Directives without a value such as public or no-cache will be returned in the dictionary with a value of True if set.

>>> from ietfparse import headers
>>> headers.parse_cache_control('public, max-age=2592000')
{'public': True, 'max-age': 2592000}

Content-Type

parse_content_type() parses a MIME or HTTP Content-Type header into an object that exposes the structured data.

>>> from ietfparse import headers
>>> header = headers.parse_content_type('text/html; charset=ISO-8859-4')
>>> header.content_type, header.content_subtype
('text', 'html')
>>> header.parameters['charset']
'ISO-8859-4'

It handles unquoting and normalizing the value. The content type and all parameter names are translated to lower-case during the parsing process. The relatively unknown option to include comments in the content type is honored and comments are discarded.

>>> header = headers.parse_content_type(
...     'message/http; version=2.0 (someday); MSGTYPE="request"')
>>> header.parameters['version']
'2.0'
>>> header.parameters['msgtype']
'request'

Notice that the (someday) comment embedded in the version parameter was discarded and the msgtype parameter name was normalized as well.

Forwarded

parse_forwarded() parses an HTTP Forwarded header as described in RFC 7239 into a sequence of dict instances.

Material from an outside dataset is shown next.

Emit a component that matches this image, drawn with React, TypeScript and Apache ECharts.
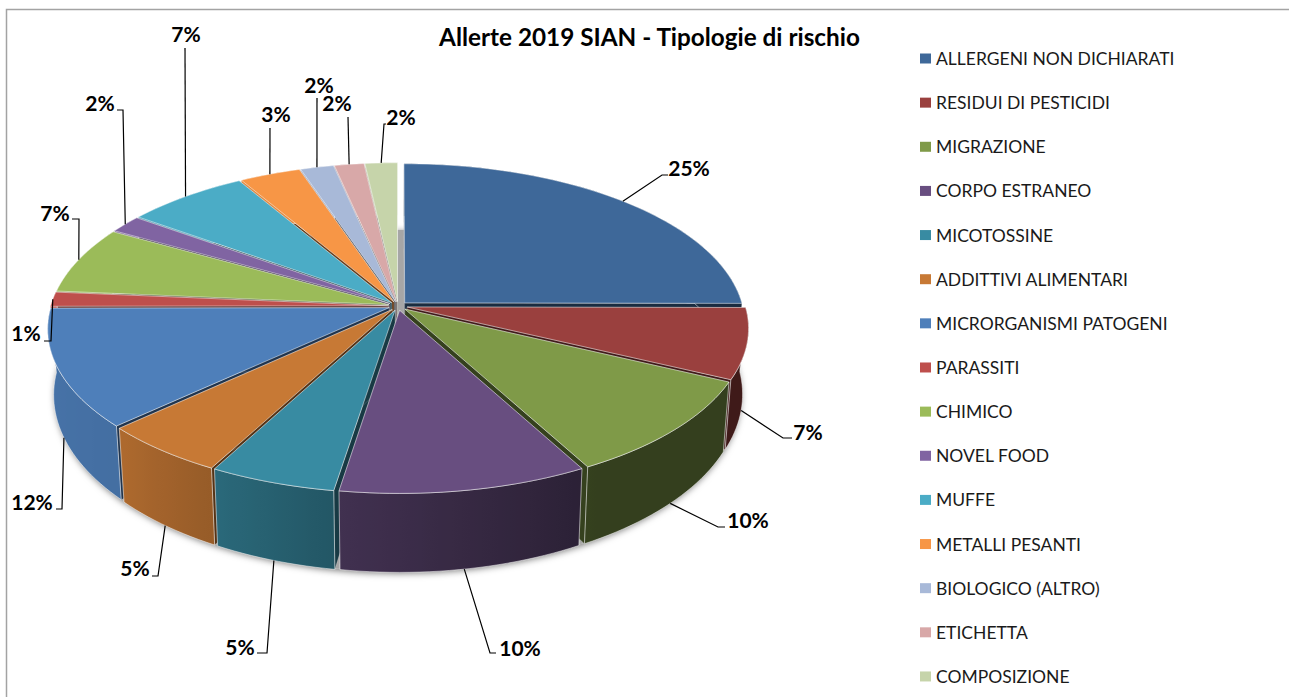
import React, { useEffect, useRef } from "react";
import * as echarts from "echarts";

const titleText = "Allerte 2019 SIAN - Tipologie di rischio";
const categories = [
  "ALLERGENI NON DICHIARATI", "RESIDUI DI PESTICIDI", "MIGRAZIONE", "CORPO ESTRANEO", "MICOTOSSINE",
  "ADDITTIVI ALIMENTARI", "MICRORGANISMI PATOGENI", "PARASSITI", "CHIMICO", "NOVEL FOOD", "MUFFE",
  "METALLI PESANTI", "BIOLOGICO (ALTRO)", "ETICHETTA", "COMPOSIZIONE",
];
const values = [25.1, 7.1, 10.0, 10.4, 5.3, 5.3, 11.9, 1.45, 6.8, 1.8, 6.6, 3.3, 1.8, 1.6, 1.75];
const colors = [
  "#3E6899", "#9A403E", "#7F9A48", "#684E80", "#388BA2", "#C77935", "#4E7FBA", "#BE4F4C",
  "#9BBB59", "#8064A2", "#4BACC6", "#F79646", "#A8B9D8", "#D8A8A8", "#C6D4AA",
];
// text x, text y, elbow x, elbow y, end x, end y
const labelLayout = [
  [689, 167, 662, 175, 668, 175], [808, 431, 783, 438, 792, 438], [748, 519, 718, 527, 725, 527],
  [520, 647, 490, 653, 496, 653], [240, 646, 267, 653, 257, 653], [135, 567, 158, 576, 152, 576],
  [32, 501, 62, 509, 56, 509], [26, 332, 51, 341, 44, 341], [55, 212, 79, 219, 72, 219],
  [100, 102, 123, 110, 117, 110], [186, 33, 185, 48, 185, 48], [276, 113, 270, 128, 270, 128],
  [319, 84, 317, 98, 317, 98], [337, 102, 348, 117, 348, 117], [401, 116, 384, 124, 386, 124],
];

const CX = 398, CY = 306, R = 338, H = 158, K = 0.13, EXPLODE = 0.028;
const DROP = 64, QX = 0.983, QY = 1.08;
const total = values.reduce((a, b) => a + b, 0);
const rad = (d: number) => (d * Math.PI) / 180;

function projectTop(X: number, Z: number): [number, number] {
  const s = 1 / (1 - K * Z);
  return [CX + R * X * s, CY + H * Z * s];
}
function toBottom(p: [number, number]): [number, number] {
  return [CX + QX * (p[0] - CX), CY + DROP + QY * (p[1] - CY)];
}
function shadeAt(deg: number) {
  const table = [[0, 0.45], [90, 0.41], [150, 0.41], [190, 0.63], [207, 0.75], [226, 0.87], [270, 0.92], [360, 0.92]];
  for (let i = 1; i < table.length; i++) {
    if (deg <= table[i][0]) {
      const t = (deg - table[i - 1][0]) / (table[i][0] - table[i - 1][0]);
      return table[i - 1][1] + t * (table[i][1] - table[i - 1][1]);
    }
  }
  return 0.92;
}
function darken(hex: string, f: number) {
  const n = parseInt(hex.slice(1), 16);
  const c = [(n >> 16) & 255, (n >> 8) & 255, n & 255].map((v) => Math.round(v * f));
  return `rgb(${c[0]},${c[1]},${c[2]})`;
}

type Slice = { start: number; end: number; mid: number; depth: number; ex: number; ez: number };
let acc = 0;
const slices: Slice[] = values.map((v) => {
  const start = (acc / total) * 360;
  acc += v;
  const end = (acc / total) * 360;
  const mid = (start + end) / 2;
  return { start, end, mid, depth: -Math.cos(rad(mid)), ex: EXPLODE * Math.sin(rad(mid)), ez: -EXPLODE * Math.cos(rad(mid)) };
});
const rank = slices.map((s) => slices.filter((o) => o.depth < s.depth).length);

function rimPoint(s: Slice, deg: number) {
  return projectTop(Math.sin(rad(deg)) + s.ex, -Math.cos(rad(deg)) + s.ez);
}
function sliceShapes(i: number) {
  const s = slices[i];
  const color = colors[i];
  const steps = Math.max(3, Math.ceil((s.end - s.start) / 1.5));
  const degs: number[] = [];
  for (let j = 0; j <= steps; j++) degs.push(s.start + ((s.end - s.start) * j) / steps);
  const arc = degs.map((d) => rimPoint(s, d));
  const arcB = arc.map(toBottom);
  const apex = projectTop(s.ex, s.ez);
  const apexB = toBottom(apex);
  const edge = "rgba(255,255,255,0.62)";
  const minX = Math.min(...arc.map((p) => p[0]), ...arcB.map((p) => p[0]));
  const maxX = Math.max(...arc.map((p) => p[0]), ...arcB.map((p) => p[0]));
  const stops = arc
    .map((p, j) => ({ offset: (p[0] - minX) / Math.max(1, maxX - minX), color: darken(color, shadeAt(degs[j])) }))
    .sort((a, b) => a.offset - b.offset);
  const radial = (p: [number, number], b: [number, number]) => ({
    type: "polygon",
    shape: { points: [apex, p, b, apexB] },
    style: { fill: darken(color, 0.42), stroke: "rgba(255,255,255,0.35)", lineWidth: 0.5 },
  });
  return [
    radial(arc[0], arcB[0]),
    radial(arc[arc.length - 1], arcB[arcB.length - 1]),
    {
      type: "polygon",
      shape: { points: [...arc, ...arcB.slice().reverse()] },
      style: {
        fill: new echarts.graphic.LinearGradient(0, 0, 1, 0, stops),
        stroke: edge,
        lineWidth: 0.8,
      },
    },
    {
      type: "polygon",
      shape: { points: [apex, ...arc] },
      style: { fill: color, stroke: edge, lineWidth: 0.8 },
    },
  ];
}
function basePoints() {
  const pts: [number, number][] = [];
  for (let d = 0; d < 360; d += 2) {
    const f = 1 + EXPLODE * 0.8;
    const z = -Math.cos(rad(d));
    pts.push(toBottom(projectTop(f * Math.sin(rad(d)), z < 0 ? 0.92 * z : f * z)));
  }
  return pts;
}
function leaderStart(i: number) {
  const s = slices[i];
  const p = rimPoint(s, s.mid);
  return s.depth > 0 ? toBottom(p) : p;
}

export default function App() {
  const ref = useRef<HTMLDivElement>(null);
  useEffect(() => {
    const chart = echarts.init(ref.current!, undefined, { renderer: "svg" });
    const labelFont = "bold 21px Lato";
    const labelEls: any[] = [];
    labelLayout.forEach((l, i) => {
      labelEls.push({
        type: "polyline",
        silent: true,
        z: 50,
        shape: { points: [leaderStart(i), [l[2], l[3]], [l[4], l[5]]] },
        style: { stroke: "#000", lineWidth: 1.2, fill: "none" },
      });
      labelEls.push({
        type: "text",
        silent: true,
        z: 51,
        x: l[0],
        y: l[1],
        style: {
          text: `${Math.round(values[i])}%`,
          font: labelFont,
          lineHeight: 16,
          fill: "#000",
          textAlign: "center",
          textVerticalAlign: "middle",
        },
      });
    });
    chart.setOption({
      animation: false,
      backgroundColor: "#fff",
      title: {
        text: titleText,
        left: 644.5,
        top: 19,
        textAlign: "center",
        textStyle: { fontFamily: "Lato", fontWeight: "bold", fontSize: 24.3, color: "#000" },
      },
      legend: {
        orient: "vertical",
        left: 915,
        top: 43,
        height: 650,
        itemWidth: 11,
        itemHeight: 10,
        itemGap: 23.14,
        selectedMode: false,
        textStyle: { fontFamily: "Lato", fontSize: 17.5, color: "#1a1a1a", lineHeight: 20, padding: [1, 0, 0, 0] },
        data: categories.map((name, i) => ({ name, icon: "rect", itemStyle: { color: colors[i] } })),
      },
      graphic: [
        {
          type: "polyline",
          silent: true,
          shape: { points: [[6.5, 697], [6.5, 9.5], [1289, 9.5]] },
          style: { stroke: "#A3A3A3", lineWidth: 1.5, fill: "none" },
        },
        ...labelEls,
      ],
      series: [
        ...categories.map((name, i) => ({
          type: "custom",
          name,
          coordinateSystem: "none",
          silent: true,
          z: 3 + rank[i],
          itemStyle: { color: colors[i] },
          data: [values[i]],
          renderItem: () => ({ type: "group", children: sliceShapes(i) }),
        })),
        {
          type: "custom",
          name: "base",
          coordinateSystem: "none",
          silent: true,
          z: 2,
          data: [total],
          renderItem: () => ({
            type: "polygon",
            shape: { points: basePoints() },
            style: { fill: "#A6A6A6", shadowBlur: 7, shadowColor: "rgba(0,0,0,0.55)", shadowOffsetY: 2 },
          }),
        },
      ],
    });
    return () => chart.dispose();
  }, []);
  return <div ref={ref} style={{ position: "absolute", left: 0, top: 0, width: 1289, height: 697 }} />;
}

>>> from ietfparse import headers
>>> parsed = headers.parse_forwarded('For=93.184.216.34;proto=http;'
...                                  'By="[2606:2800:220:1:248:1893:25c8:1946]";'
...                                  'host=example.com')
>>> len(parsed)
1
>>> parsed[0]['for']
'93.184.216.34'
>>> parsed[0]['proto']
'http'
>>> parsed[0]['by']
'[2606:2800:220:1:248:1893:25c8:1946]'
>>> parsed[0]['host']
'example.com'

The names of the parameters are case-folded to lower case per the recommendation in RFC 7239.